Carter folded her arms. “He’ll help you… I think.”

“Whaaaaaaaat?” A skinny man dressed all in black slid into view on a wheeled chair. A cowboy hat sat atop his head, ringed with round silver discs that glimmered in the light.

A pair of wires descended from behind his ears through his long black hair, connecting him into the technology before him. He looked like he had not eaten in days, emerald green cans of synthetic energy drink scattered around the desk and floor.

At the sight of Kirsten, he made a cheesy grin. “Name’s Joey. What’cha need?”

“Agent Wren, Div 0. One of our records was hacked. I need to know what they deleted and who did it.”

He sent a belabored face at the ceiling. “Couldn’t you have given this to DeWinter? I was about to poke Guadalajara’s border routers in the ass with an electric turkey baster. I had it all lubed up.”

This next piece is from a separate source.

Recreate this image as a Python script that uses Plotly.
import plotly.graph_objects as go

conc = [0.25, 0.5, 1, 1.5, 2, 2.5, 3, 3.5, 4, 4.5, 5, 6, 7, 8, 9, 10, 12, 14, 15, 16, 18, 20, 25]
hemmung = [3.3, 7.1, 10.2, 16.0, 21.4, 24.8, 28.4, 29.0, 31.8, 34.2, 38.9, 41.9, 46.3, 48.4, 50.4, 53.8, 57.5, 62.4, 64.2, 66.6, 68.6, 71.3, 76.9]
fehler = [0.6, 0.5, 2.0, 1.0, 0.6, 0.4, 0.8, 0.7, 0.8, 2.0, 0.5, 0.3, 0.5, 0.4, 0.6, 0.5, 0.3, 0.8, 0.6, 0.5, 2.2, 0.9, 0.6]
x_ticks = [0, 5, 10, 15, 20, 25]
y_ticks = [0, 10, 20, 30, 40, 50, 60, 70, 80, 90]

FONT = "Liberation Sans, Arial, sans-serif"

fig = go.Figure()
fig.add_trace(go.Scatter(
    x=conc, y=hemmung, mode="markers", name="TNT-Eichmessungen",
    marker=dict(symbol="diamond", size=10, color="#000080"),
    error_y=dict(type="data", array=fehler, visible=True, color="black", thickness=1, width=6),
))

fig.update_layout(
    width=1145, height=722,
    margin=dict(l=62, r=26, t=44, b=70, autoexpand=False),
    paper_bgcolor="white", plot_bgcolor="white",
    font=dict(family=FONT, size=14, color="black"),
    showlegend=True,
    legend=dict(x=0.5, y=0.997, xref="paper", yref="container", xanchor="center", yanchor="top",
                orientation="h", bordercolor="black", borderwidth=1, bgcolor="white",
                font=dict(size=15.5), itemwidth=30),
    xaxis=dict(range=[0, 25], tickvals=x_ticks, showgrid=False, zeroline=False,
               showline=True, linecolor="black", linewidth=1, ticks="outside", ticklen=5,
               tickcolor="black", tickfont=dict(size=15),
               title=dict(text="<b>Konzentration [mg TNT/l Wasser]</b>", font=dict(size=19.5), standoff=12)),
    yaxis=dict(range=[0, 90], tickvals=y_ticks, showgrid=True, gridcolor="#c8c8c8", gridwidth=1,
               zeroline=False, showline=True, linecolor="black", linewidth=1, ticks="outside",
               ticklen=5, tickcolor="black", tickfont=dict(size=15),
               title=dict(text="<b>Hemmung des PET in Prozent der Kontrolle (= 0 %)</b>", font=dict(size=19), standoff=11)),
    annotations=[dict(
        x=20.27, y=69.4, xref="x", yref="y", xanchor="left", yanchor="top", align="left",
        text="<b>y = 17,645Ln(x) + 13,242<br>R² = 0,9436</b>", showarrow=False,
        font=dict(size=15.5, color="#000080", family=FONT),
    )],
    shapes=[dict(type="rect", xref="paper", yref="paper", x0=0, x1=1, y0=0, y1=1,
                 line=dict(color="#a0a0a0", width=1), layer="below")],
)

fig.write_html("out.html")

“How colorful.” Carter scowled. “Look, you know as well as I do how command feels about Division 0 poking around here… no offense.” She gave Kirsten a brief nod before continuing. “I need her squared away and out of here ASAP.”

He blinked at Kirsten. “Don’t tell me you believe in that ghost shit?”

She grinned innocently. “Kind of.”

Joey shook his head, laughing. “Well, at least you took her to the best.” He tucked up to the desk with a raised finger. “Fine… fine… this won’t take long.”

He made a series of exaggerated faces as he pulled the file up via mental command. Kirsten thought the wires twitched as the screens engulfing him shifted at a pace far too quick for biological eyes to keep up. A hologram of a smiling girl of about twelve smiled up from his desk. The thought of this man as a father made her lift an eyebrow.

Gotta be a kid sister, or cousin, or something…

After about thirty seconds, he took on a Zen-like countenance.

“This file was altered, my child. I sense an evil taint upon it.”

No shit, really?
“I kind of had that feeling.”

He grinned, dropping the monk act. “I restored it. All the data is there. It looks like the alteration came from a corporate network, uhm…” He moved his hands as if invoking black magic. “Intera.” His face contorted with overacted anger. “Filthy peasants! Think they can hide from me?”

Kirsten leaned back with both eyebrows raised.

Carter pursed her lips. “They got some set of balls hacking government files.”

Joey snickered. “I’ll send them a message about it, I have just the thing.” He looked at Kirsten, holding up two holo-disks. “What do you think? Windowgrinder 1.8 or Cornhole 4.0?”

“Umm… the first one.” Kirsten blushed.

“You need anything else?” He spoke to her breasts.

“Watch it Dillon, you’re flirting with death.” Carter slapped him on the head, knocking his hat askew.

Kirsten gave them both a look of confusion.
What! We’re not that unhinged, I’m not going to bake his brain for staring at my tits.

“Hey, just because I have perfection at home doesn’t mean I can’t admire cute.” He slid back into his desk, fixing his hat.

Kirsten felt left out of a joke, but whatever he said satisfied Carter. The look the tall woman gave her left no doubt it was time to leave now.

“Thanks for your help.” Kirsten waved in Joey’s direction.

“Philistines! Prepare to be boarded.” His voice echoed through the room, followed by maniacal laughter.

Carter walked backwards for three steps, shaking her head at him. A stream of air bubbles raced along the artery of coffee toward the desk.

“Don’t mind him.” Carter’s badge opened a door. “All of those cyberspace people are odd. I have no idea what Nina sees in him.”

“Hey, Carter, don’t forget Hardin wants you to go to sniper re-qual sometime within the next two days.” A male voice came at them from a passing doorway. “Preferably
before
you go to Cuba.”

“Yeah… yeah…” The ice in Carter’s voice made Kirsten shiver.

She kept her head down and offered a pleasant smile, feeling not unlike a mouse in the home of cats. Carter matched her quick stride with a grateful nod and left her at the exit.

Once she returned to her desk, she studied the holographic eyes of Albert Motte within the repaired file.

The fact he had worked for Intera Corporation before his death jumped out at her. Coupled with the truth of every doll targeted being made by them, it became too much of a coincidence to ignore.

Why would he go after his own dolls… maybe trying to finish some project? What if he’s trying to work on them and the dolls are not reacting well to a ghost?